Find ways to reduce your stress. What is keeping you on edge? Do you need to change careers, limit your after-work obligations, or outsource tasks to other people?

Take time for self-care, which nourishes your spirit. Meditate, find ways to laugh, get a full night’s sleep, and talk to others when you feel overwhelmed.

Limit screen time, exercise, reduce caffeine, and explore mindfulness techniques.

19. Minimize Consumption

Minimize the amount of artificial ingredients you ingest each week. Cut back on the amount of sugar in your diet and fill your body with whole grains, fruits, and vegetables instead.

Minimize consumption by switching to reusable products, eating plant-based seasonal foods, decreasing your electrical usage, and biking or walking rather than driving when you can.

20. Minimize Advertising Influences

Minimize the influence of advertisements by upgrading your television subscriptions. Netflix, Hulu+, and Paramount+ provide content without ads. 
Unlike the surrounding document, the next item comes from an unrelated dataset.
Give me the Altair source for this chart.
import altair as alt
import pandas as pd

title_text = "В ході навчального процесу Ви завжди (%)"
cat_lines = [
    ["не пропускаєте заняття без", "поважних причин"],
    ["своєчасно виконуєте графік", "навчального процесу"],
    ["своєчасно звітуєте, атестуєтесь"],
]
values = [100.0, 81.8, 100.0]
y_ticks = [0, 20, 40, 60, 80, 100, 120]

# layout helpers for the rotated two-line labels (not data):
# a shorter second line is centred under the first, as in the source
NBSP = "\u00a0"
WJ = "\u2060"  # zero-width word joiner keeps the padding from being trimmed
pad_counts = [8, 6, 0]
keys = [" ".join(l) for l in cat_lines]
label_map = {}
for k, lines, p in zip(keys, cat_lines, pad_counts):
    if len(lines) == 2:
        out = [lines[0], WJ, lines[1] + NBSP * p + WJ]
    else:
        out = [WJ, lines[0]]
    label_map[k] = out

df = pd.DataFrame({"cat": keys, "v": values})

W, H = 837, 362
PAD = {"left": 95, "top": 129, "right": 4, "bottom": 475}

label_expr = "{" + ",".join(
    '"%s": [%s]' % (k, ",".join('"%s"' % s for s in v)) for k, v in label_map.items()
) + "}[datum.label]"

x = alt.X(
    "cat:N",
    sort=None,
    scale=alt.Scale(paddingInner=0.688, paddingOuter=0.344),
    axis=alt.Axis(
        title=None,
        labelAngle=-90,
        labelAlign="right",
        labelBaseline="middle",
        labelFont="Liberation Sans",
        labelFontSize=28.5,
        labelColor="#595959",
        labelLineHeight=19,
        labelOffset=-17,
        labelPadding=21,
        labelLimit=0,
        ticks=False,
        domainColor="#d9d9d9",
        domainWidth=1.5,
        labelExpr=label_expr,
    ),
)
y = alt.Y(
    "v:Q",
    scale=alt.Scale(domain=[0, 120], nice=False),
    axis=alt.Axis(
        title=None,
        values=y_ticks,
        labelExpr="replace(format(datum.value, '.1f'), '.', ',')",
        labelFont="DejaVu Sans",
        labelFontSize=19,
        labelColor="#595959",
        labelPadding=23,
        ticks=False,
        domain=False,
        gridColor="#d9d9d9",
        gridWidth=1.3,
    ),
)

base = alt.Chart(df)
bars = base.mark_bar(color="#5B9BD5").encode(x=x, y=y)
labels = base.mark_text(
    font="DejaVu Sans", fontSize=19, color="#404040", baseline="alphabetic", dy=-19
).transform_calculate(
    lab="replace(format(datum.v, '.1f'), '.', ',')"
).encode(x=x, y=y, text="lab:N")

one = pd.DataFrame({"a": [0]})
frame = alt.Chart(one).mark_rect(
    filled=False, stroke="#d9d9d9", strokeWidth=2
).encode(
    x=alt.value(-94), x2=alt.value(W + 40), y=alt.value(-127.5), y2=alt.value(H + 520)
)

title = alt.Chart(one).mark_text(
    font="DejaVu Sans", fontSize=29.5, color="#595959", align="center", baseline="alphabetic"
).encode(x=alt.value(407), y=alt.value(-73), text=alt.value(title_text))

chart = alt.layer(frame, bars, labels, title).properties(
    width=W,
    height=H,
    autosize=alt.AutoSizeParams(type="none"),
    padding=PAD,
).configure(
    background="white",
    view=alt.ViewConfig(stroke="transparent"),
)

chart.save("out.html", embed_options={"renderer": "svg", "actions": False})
Put a blocker on your browser so you don’t have to see ads on websites (yes, you can block ads like the ones you see on this site). Unsubscribe from store emails and catalogs as detailed above.

Minimizing Your Life is About More Than Purging Your Stuff

As you can see, minimizing your life is about more than purging your possessions. After you get rid of the physical clutter you can clear out the mental clutter too.
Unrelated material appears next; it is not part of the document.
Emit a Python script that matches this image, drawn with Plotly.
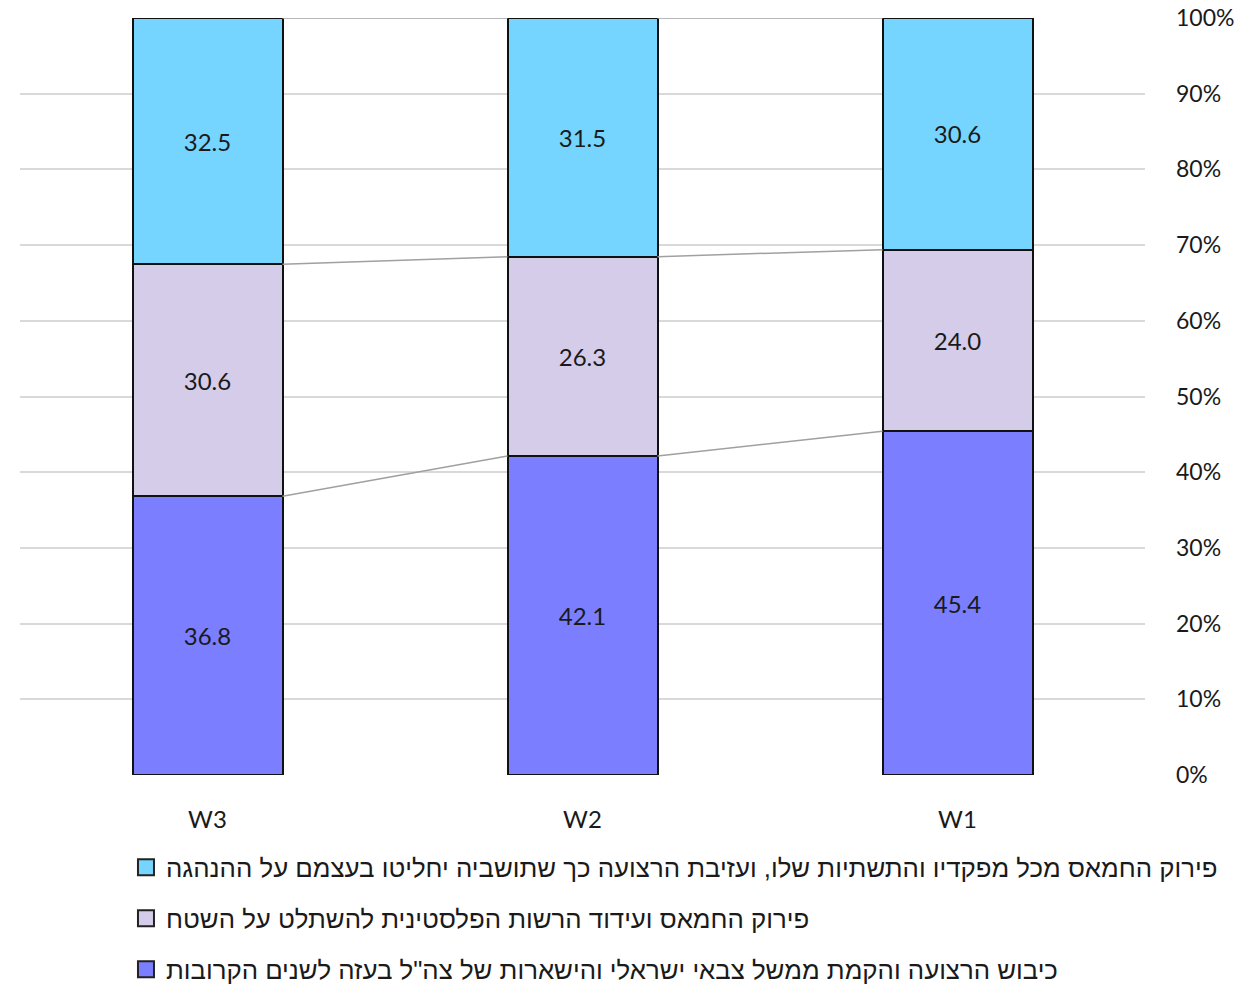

How about you? What have you minimized? After you cut stuff from your life, did you find more space for joy?

6 thoughts on “How to Minimize Your Life to Maximize Your Enjoyment”
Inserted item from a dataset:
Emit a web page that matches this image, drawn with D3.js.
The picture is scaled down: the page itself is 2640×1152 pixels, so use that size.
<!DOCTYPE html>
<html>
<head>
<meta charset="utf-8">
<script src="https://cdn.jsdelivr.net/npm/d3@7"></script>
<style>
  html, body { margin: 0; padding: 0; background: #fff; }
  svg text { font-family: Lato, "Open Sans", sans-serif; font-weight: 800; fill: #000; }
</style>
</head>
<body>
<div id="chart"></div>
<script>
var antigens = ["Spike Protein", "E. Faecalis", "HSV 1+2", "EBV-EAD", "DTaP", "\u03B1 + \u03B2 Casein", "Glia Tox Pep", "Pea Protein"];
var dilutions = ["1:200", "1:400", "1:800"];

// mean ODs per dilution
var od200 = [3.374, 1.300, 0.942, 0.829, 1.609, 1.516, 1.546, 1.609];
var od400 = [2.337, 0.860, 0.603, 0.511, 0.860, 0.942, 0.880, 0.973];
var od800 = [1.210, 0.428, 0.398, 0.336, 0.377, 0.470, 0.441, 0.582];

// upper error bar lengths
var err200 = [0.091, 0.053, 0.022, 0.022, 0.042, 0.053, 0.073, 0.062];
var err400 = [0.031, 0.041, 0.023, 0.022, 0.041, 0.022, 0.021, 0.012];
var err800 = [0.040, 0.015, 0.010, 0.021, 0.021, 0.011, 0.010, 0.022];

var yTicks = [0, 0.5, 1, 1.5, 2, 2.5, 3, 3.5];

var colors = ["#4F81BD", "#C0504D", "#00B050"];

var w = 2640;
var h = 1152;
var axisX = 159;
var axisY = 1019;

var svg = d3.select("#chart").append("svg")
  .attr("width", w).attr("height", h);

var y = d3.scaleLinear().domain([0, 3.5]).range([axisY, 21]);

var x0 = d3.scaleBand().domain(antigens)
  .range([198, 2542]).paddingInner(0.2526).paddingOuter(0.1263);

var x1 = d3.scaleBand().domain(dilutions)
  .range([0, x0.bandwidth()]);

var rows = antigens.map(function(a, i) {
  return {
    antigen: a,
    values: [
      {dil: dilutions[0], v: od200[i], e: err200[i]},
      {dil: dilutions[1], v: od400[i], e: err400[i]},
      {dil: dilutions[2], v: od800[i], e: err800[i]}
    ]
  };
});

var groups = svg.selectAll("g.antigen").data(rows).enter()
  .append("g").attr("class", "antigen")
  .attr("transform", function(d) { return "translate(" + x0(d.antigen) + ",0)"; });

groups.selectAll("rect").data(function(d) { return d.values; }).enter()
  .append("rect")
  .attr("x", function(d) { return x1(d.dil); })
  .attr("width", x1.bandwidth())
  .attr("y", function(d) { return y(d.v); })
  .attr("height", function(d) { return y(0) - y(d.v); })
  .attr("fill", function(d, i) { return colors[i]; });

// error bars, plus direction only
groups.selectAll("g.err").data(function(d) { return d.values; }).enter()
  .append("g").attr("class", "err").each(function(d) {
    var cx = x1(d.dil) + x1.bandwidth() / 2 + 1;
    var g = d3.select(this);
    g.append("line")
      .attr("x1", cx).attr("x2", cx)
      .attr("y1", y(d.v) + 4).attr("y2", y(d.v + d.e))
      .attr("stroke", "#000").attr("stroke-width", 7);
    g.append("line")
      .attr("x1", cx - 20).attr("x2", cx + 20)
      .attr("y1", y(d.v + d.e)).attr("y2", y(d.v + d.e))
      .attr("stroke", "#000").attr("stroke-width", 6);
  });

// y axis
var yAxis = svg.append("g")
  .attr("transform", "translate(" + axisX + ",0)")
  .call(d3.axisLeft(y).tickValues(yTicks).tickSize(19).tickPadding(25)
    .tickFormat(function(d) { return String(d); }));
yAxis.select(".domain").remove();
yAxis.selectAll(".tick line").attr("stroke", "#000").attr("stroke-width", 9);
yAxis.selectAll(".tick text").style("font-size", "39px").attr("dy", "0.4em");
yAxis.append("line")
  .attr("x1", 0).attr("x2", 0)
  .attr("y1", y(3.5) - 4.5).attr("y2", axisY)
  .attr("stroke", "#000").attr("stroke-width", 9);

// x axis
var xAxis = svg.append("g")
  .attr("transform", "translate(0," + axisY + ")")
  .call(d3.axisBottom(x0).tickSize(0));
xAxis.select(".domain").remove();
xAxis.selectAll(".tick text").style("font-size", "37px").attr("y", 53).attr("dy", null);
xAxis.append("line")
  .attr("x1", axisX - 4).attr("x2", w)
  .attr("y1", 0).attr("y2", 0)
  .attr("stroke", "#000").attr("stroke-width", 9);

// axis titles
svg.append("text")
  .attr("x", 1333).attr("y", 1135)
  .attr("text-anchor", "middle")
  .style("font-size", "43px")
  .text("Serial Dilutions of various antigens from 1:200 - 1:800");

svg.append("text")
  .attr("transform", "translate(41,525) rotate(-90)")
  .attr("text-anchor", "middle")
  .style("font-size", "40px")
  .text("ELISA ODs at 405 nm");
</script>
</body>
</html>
  1. “Minimize Toxic Relationships” that’s amazing. I think “friends” are overrated, and we don’t really need that much casual people around us.

    Reply
  2. I smiled while I read this article. I have never been a minimalist (less is more), instead I am a (press the easy button) person. As much as possible I have done what I wanted to do. For example: I always wanted to live in a high-rise building in the city. Since downtown apartments have always cost more I decided not to own/drive a car. Not having the cost of car payments, maintenance, gas and insurance has saved me a fortune. Since 1982 I have lived in a walkable area that has all my goods and services within a mile. My neighborhood has bus, streetcar and light rail outside my door. The largest apartment I lived in was 1149sf, and now that I am retired I’m living in a 487sf condo and I spend very little on housing, upkeep and utilities. I am a collector of things, art, antiques and books, but my collections are small. I love being able to sit in my apartment and see everything I love. My daily existence is all about small things. People watching in small cafes, browsing book stores and reading good books, baked goods and comfort food, brunch and afternoon tea, the symphony, sitting in the park with a picnic lunch, and vintage shopping with friends. I consider my life to be one of contentment. The only area I have regrets is in family relations, but I have made peace with that.